Два твердых щупа уперлись в ключицы слингера, зафиксировав его тело, и первые лезвия вспороли камзол у него на груди. Лицо красавицы в погребальной рамке повисло у стрелка перед глазами и вопросительно повернулось вокруг центральной оси. Бритвы притронулись к оголенной коже Пепла в нескольких местах, оставляя первые теплые надрезы.

На взмокшем лице стрелка появилась улыбка.


Бэббидж не соврал ему: боли не ощущалось вовсе.
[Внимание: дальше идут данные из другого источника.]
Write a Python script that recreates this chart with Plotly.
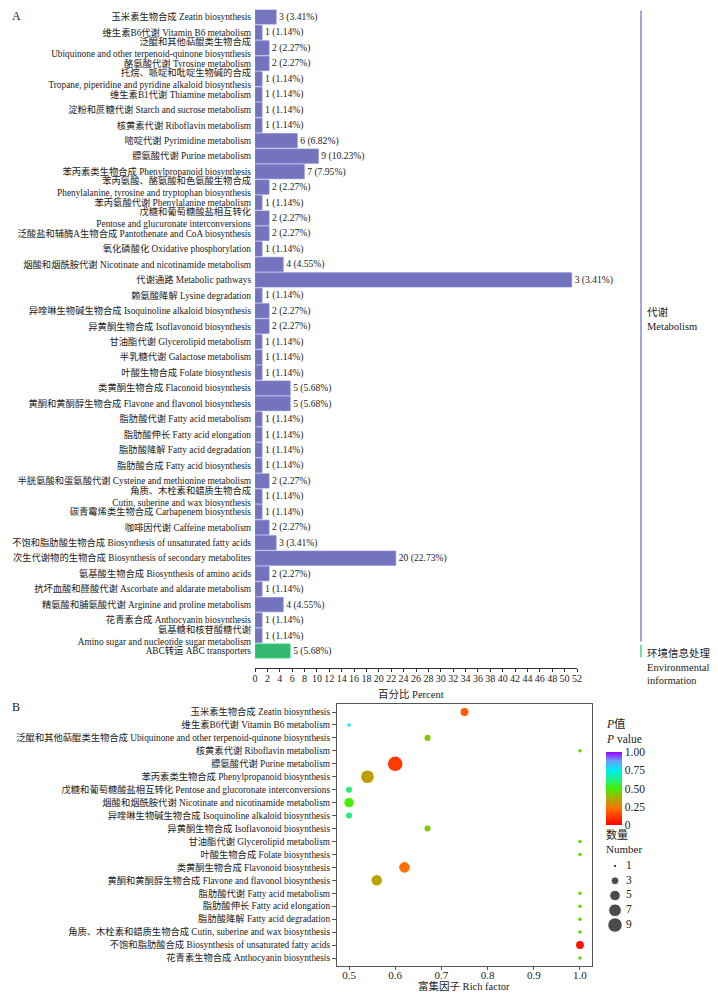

Новые и новые порезы открывались у него в теле, как десятки голодных ротиков. Тут и там под уцелевшим сукном расцветали свежие раны, и впору было поднять ор — да только орать было не о чем. Щекотные прикосновения машины казались даже приятными. А если закрыть глаза, подумал Пепел, их не отличишь от осторожных женских прикосновений. Стрелку припомнилась железная Маргарет, трепавшая шевелюру хозяина, и Пепел еще раз бессильно улыбнулся.

— Воссоздано в точности, — произнес он бескровными губами.

Хруп-п! Что-то твердое, мешавшее двигаться, переломилось у его поясницы, и механическое кресло снова стало послушным. Под тяжестью Аннабель и самого слингера в нем переключился блокирующий механизм.

Еще миг, и револьвер оказался у Пепла в руке. Секундой позже кобура и ее ремни скользнули на пол, подрезанные стараниями заботливой Энни.

БУМ! Стрелок пальнул железной девушке в брюхо, от пояса под самоубийственно острым углом. Бедро слингера тут же стянул пылающий ожог: кресло не давало прицелиться иначе.